As mentioned earlier, Jensen’s “post-rational” market and the Dream Society are definitely “post-modern” in conception. It is also definitely “post-truth” inasmuch as it’s chief artifacts are “stories” and narratives that do not necessarily have to have any relation to truth or fact. They just have to seem meaningful or “spiritual” in the bizarre sense the Jensen seems to understand that. The “image” is all that matters. In other words, the underlying metaphysical justification for the Dream Society is that “perception is reality”. And while “perception is reality” is true, to a great extent, it also matters whether your perception is clear or clouded with delusion, or transparent or opaque, as Gebser puts it (or revelation or velation). “Perception is reality” is a pretty obvious enticement to the manipulation of perception and the images or “collective representations” (as Owen Barfield calls them) or the manufacturing of “reality”, or “social construction of reality”, and to magic or Mikunas’s “technocratic shamanism”.
So, you can see why William Blake felt that “cleansing the doors of perception” was such an urgent task, which is equally Gebser’s “diaphaneity” or the “transparency of the world”. In fact, maybe it’s the very dangers of this “Dream Society” and its sorcerer’s apprentices that will compel us to undertake the task seriously, or be enslaved by it and in thrall to it. As the German poet Hölderlin once expressed it “where the peril is greatest, there lies the saving power also”, or Rumi: “the cure for the disease is in the disease”. And that is especially the case with “the Dream Society” and now especially the need, as Paul Levy puts it, “to awaken in the dream”.
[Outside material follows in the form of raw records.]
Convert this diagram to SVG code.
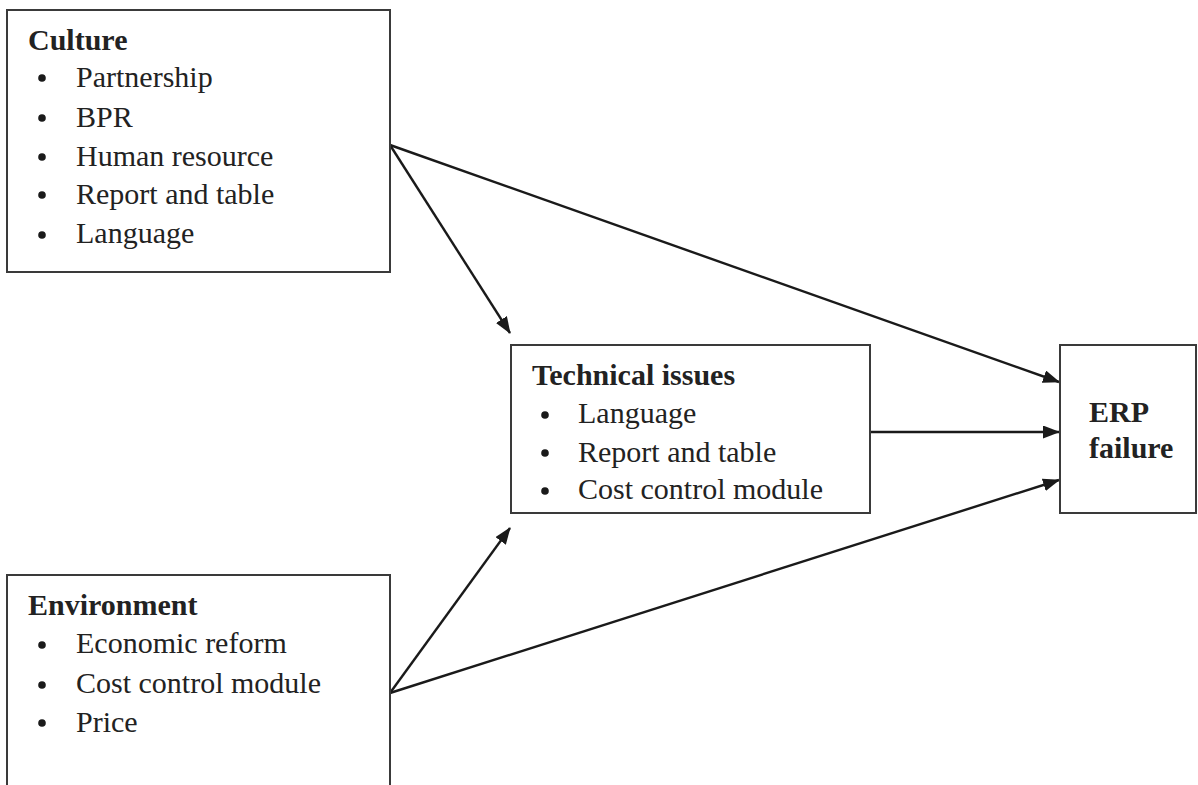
<svg xmlns="http://www.w3.org/2000/svg" width="1198" height="785" viewBox="0 0 1198 785">
<defs>
<marker id="ah" viewBox="0 0 17 13" refX="16" refY="6.5" markerWidth="17" markerHeight="13" markerUnits="userSpaceOnUse" orient="auto">
<path d="M0,0 L17,6.5 L0,13 Z" fill="#1a1a1a"/>
</marker>
</defs>
<style>
.box{fill:#fff;stroke:#3a3a3a;stroke-width:2}
text{font-family:"Liberation Serif","Times New Roman",serif;font-size:30px;fill:#222}
.t{font-weight:bold}
.b{fill:#1a1a1a}
.c{stroke:#1a1a1a;stroke-width:2.4;fill:none;marker-end:url(#ah)}
</style>
<rect width="1198" height="785" fill="#fff"/>
<g id="connectors">
<line class="c" x1="390" y1="145" x2="1059" y2="382"/>
<line class="c" x1="390" y1="145" x2="510" y2="333"/>
<line class="c" x1="870" y1="432" x2="1059" y2="432"/>
<line class="c" x1="390" y1="693" x2="510" y2="528"/>
<line class="c" x1="390" y1="693" x2="1059" y2="480"/>
</g>
<g id="culture">
<rect class="box" x="7" y="10" width="383" height="262"/>
<text class="t" x="28" y="50">Culture</text>
<circle class="b" cx="42" cy="78" r="3.8"/><text x="76" y="87">Partnership</text>
<circle class="b" cx="42" cy="118" r="3.8"/><text x="76" y="127">BPR</text>
<circle class="b" cx="42" cy="157" r="3.8"/><text x="76" y="166">Human resource</text>
<circle class="b" cx="42" cy="195" r="3.8"/><text x="76" y="204">Report and table</text>
<circle class="b" cx="42" cy="235" r="3.8"/><text x="76" y="243">Language</text>
</g>
<g id="technical">
<rect class="box" x="511" y="345" width="359" height="168"/>
<text class="t" x="532" y="385">Technical issues</text>
<circle class="b" cx="545" cy="415" r="3.8"/><text x="578" y="423">Language</text>
<circle class="b" cx="545" cy="453" r="3.8"/><text x="578" y="462">Report and table</text>
<circle class="b" cx="545" cy="491" r="3.8"/><text x="578" y="499">Cost control module</text>
</g>
<g id="environment">
<rect class="box" x="7" y="575" width="383" height="220"/>
<text class="t" x="28" y="615">Environment</text>
<circle class="b" cx="42" cy="645" r="3.8"/><text x="76" y="653">Economic reform</text>
<circle class="b" cx="42" cy="685" r="3.8"/><text x="76" y="693">Cost control module</text>
<circle class="b" cx="42" cy="723" r="3.8"/><text x="76" y="732">Price</text>
</g>
<g id="erp">
<rect class="box" x="1060" y="345" width="136" height="168"/>
<text class="t" x="1089" y="422">ERP</text>
<text class="t" x="1089" y="458">failure</text>
</g>
</svg>
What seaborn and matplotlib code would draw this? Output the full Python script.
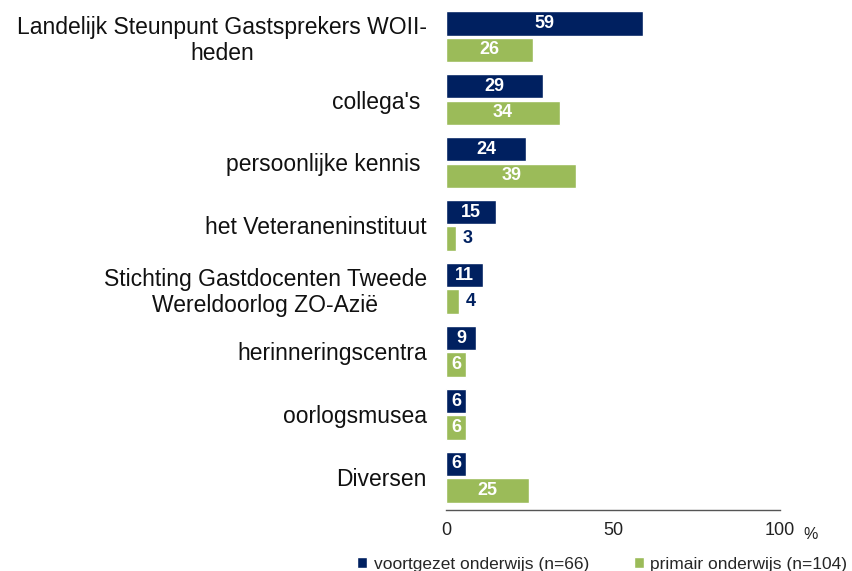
import matplotlib
matplotlib.use("Agg")
import matplotlib.pyplot as plt
import seaborn as sns
import pandas as pd

categories = [
    "Landelijk Steunpunt Gastsprekers WOII-\nheden",
    "collega's ",
    "persoonlijke kennis ",
    "het Veteraneninstituut",
    "Stichting Gastdocenten Tweede\nWereldoorlog ZO-Azië",
    "herinneringscentra",
    "oorlogsmusea",
    "Diversen",
]
series_names = ["voortgezet onderwijs (n=66)", "primair onderwijs (n=104)"]
vo_values = [59, 29, 24, 15, 11, 9, 6, 6]
po_values = [26, 34, 39, 3, 4, 6, 6, 25]
xticks = [0, 50, 100]
xtick_labels = ["0", "50", "100"]

navy = "#002060"
green = "#9BBB59"

sns.set_theme(style="white")
plt.rcParams["font.family"] = ["Liberation Sans", "DejaVu Sans"]

df = pd.DataFrame({
    "category": categories * 2,
    "value": vo_values + po_values,
    "series": [series_names[0]] * len(categories) + [series_names[1]] * len(categories),
})

fig = plt.figure(figsize=(8.53, 5.71), dpi=100)
ax = fig.add_axes([0.523, 0.107, 0.391, 0.884])

sns.barplot(data=df, y="category", x="value", hue="series", orient="h",
            palette=[navy, green], width=0.84, gap=0.08, saturation=1,
            ax=ax, errorbar=None)

ax.set_xlim(0, 100)
ax.set_ylim(7.52, -0.5)
ax.set_xticks(xticks)
ax.set_xticklabels(xtick_labels, fontsize=13, color="#222222")
ax.set_xlabel("")
ax.set_ylabel("")
ax.tick_params(axis="x", direction="in", length=5, width=1, color="#555555", pad=9)
ax.tick_params(axis="y", length=0, pad=13.8)
for lab in ax.get_yticklabels():
    lab.set_fontsize(16.5)
    lab.set_multialignment("center")
    lab.set_color("#111111")
    lab.set_linespacing(1.15)

for side in ["top", "right", "left"]:
    ax.spines[side].set_visible(False)
ax.spines["bottom"].set_color("#555555")
ax.spines["bottom"].set_linewidth(1)

ax.text(1.093, -0.048, "%", transform=ax.transAxes, fontsize=11.5, color="#222222",
        ha="center", va="center")

# bar value labels
for container in ax.containers:
    for patch in container:
        w = patch.get_width()
        y = patch.get_y() + patch.get_height() / 2
        if w >= 5:
            ax.text(w / 2, y, f"{w:.0f}", ha="center", va="center",
                    color="white", fontsize=13, fontweight="bold")
        else:
            ax.text(w + 2.0, y, f"{w:.0f}", ha="left", va="center",
                    color=navy, fontsize=13, fontweight="bold")

sns.move_legend(ax, "center", bbox_to_anchor=(0.706, 0.012),
                bbox_transform=fig.transFigure, ncol=2, frameon=False, title=None,
                handlelength=0.6, handleheight=0.6, handletextpad=0.35,
                columnspacing=2.6, fontsize=12.5)

fig.savefig("out.png", dpi=100)
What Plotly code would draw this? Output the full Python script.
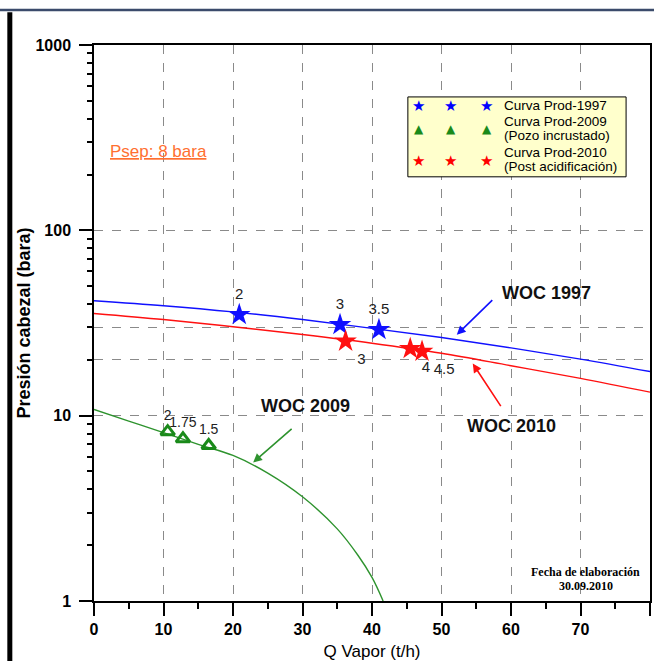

In fact, becoming masters of what is called “lucid dreaming” may be even a survival technique. (It was certainly the first task that Castaneda had to undertake in his apprenticeship to don Juan).
I have to say, too, that I’m pretty much in awe of Jean Gebser’s prescience in his insights into how these older forces of myth and magic are once again becoming animated and active in us and the culture, and his warnings about this and the need for insight into their manifestations. Given the unnerving events of the day, can there remain much doubt about this at all?